# [AIM OF THE TASK]
Search the listing below for "chart". Copy each matching line.

>> BEGIN

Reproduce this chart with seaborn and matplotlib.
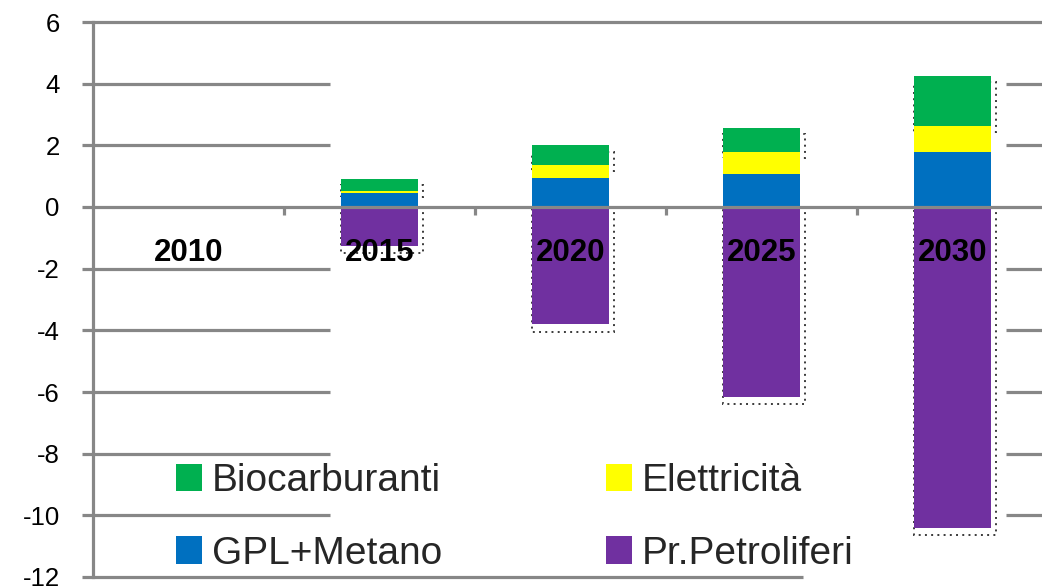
import numpy as np
import matplotlib
matplotlib.use('Agg')
import matplotlib.pyplot as plt
import seaborn as sns
from matplotlib.patches import Patch

# Data
years = ['2010', '2015', '2020', '2025', '2030']
gpl_metano = [0.0, 0.45, 0.95, 1.07, 1.78]
elettricita = [0.0, 0.07, 0.42, 0.71, 0.85]
biocarburanti = [0.0, 0.40, 0.63, 0.78, 1.62]
pr_petroliferi = [0.0, -1.25, -3.80, -6.15, -10.40]

# legend order (filled column by column -> rows read Bio/Elett, GPL/Petrol)
legend_names = ['Biocarburanti', 'GPL+Metano', 'Elettricità', 'Pr.Petroliferi']
colors = {'Biocarburanti': '#00B050', 'Elettricità': '#FFFF00',
          'GPL+Metano': '#0070C0', 'Pr.Petroliferi': '#7030A0'}
yticks = list(range(-12, 7, 2))

sns.set_style('white')
plt.rcParams['font.family'] = ['Liberation Sans', 'DejaVu Sans']
plt.rcParams['axes.unicode_minus'] = False
plt.rcParams['axes.grid'] = False

GRAY = '#878787'

fig = plt.figure(figsize=(10.42, 5.87), dpi=100)
ax = fig.add_axes([93 / 1042, 1 - 577 / 587, 955 / 1042, 555 / 587])

x = np.arange(len(years))
gpl = np.array(gpl_metano)
ele = np.array(elettricita)
bio = np.array(biocarburanti)
pet = np.array(pr_petroliferi)

# dotted "shadow" outlines behind the bars
shadow_kw = dict(facecolor='none', edgecolor='#3a3a3a', linewidth=1.4,
                 linestyle=(0, (1, 2.2)), zorder=1)
has = pet != 0
ax.bar(x[has] + 0.012, bio[has], width=0.43, bottom=(gpl + ele - 0.2)[has], **shadow_kw)
ax.bar(x[has] + 0.012, pet[has] - 0.25, width=0.43, bottom=0, **shadow_kw)

# stacked positive bars (drawn back to front) and the negative bar
bar_kw = dict(width=0.4, saturation=1, ax=ax, zorder=2, linewidth=0)
sns.barplot(x=years, y=gpl + ele + bio, color=colors['Biocarburanti'], **bar_kw)
sns.barplot(x=years, y=gpl + ele, color=colors['Elettricità'], **bar_kw)
sns.barplot(x=years, y=gpl, color=colors['GPL+Metano'], **bar_kw)
sns.barplot(x=years, y=pet, color=colors['Pr.Petroliferi'], **bar_kw)

ax.set_xlim(-0.5, len(years) - 0.5)
ax.set_ylim(-12, 6)
ax.set_xlabel('')
ax.set_ylabel('')
ax.grid(False)

# gridlines (interrupted as in the reference)
ax.hlines(6, -0.5, 4.5, color=GRAY, lw=2.3, zorder=0, clip_on=False)
for yv in yticks:
    if yv in (6, 0, -12):
        continue
    ax.hlines(yv, -0.5, 0.741, color=GRAY, lw=2.3, zorder=0)
    ax.hlines(yv, 4.28, 4.5, color=GRAY, lw=2.3, zorder=0)
ax.hlines(-12, -0.5, 3.217, color=GRAY, lw=2.3, zorder=0, clip_on=False)

# spines: left axis and zero line
for s in ['top', 'right']:
    ax.spines[s].set_visible(False)
ax.spines['left'].set_color(GRAY)
ax.spines['left'].set_linewidth(2.3)
ax.spines['bottom'].set_position(('data', 0))
ax.spines['bottom'].set_color(GRAY)
ax.spines['bottom'].set_linewidth(2.3)
ax.spines['bottom'].set_zorder(3)

ax.set_yticks(yticks)
ax.set_yticklabels([str(v) for v in yticks], fontsize=18.5)
ax.tick_params(axis='y', direction='out', length=8, width=2.3, color=GRAY, pad=16,
               labelcolor='black', left=True)
ax.set_xticks(x[:-1] + 0.5)
ax.set_xticklabels([])
ax.tick_params(axis='x', direction='out', length=6, width=2.3, color=GRAY, bottom=True)

# category labels
for i, yr in enumerate(years):
    ax.text(i, -1.5, yr, ha='center', va='center', fontsize=22.5,
            fontweight='bold', color='black', zorder=4)

handles = [Patch(facecolor=colors[n], edgecolor='none') for n in legend_names]
leg = ax.legend(handles, legend_names, ncol=2, frameon=False,
                loc='upper left', bbox_to_anchor=(176 / 1042, 1 - 463 / 587),
                bbox_transform=fig.transFigure, borderpad=0, borderaxespad=0,
                handlelength=0.67, handleheight=0.72,
                handletextpad=0.26, labelspacing=0.95, columnspacing=4.2,
                prop={'family': ['Liberation Sans', 'DejaVu Sans'], 'size': 28})

fig.savefig('out.png', dpi=100)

>> END

# [ANSWER TO THE EXERCISE]
Reproduce this chart with seaborn and matplotlib.

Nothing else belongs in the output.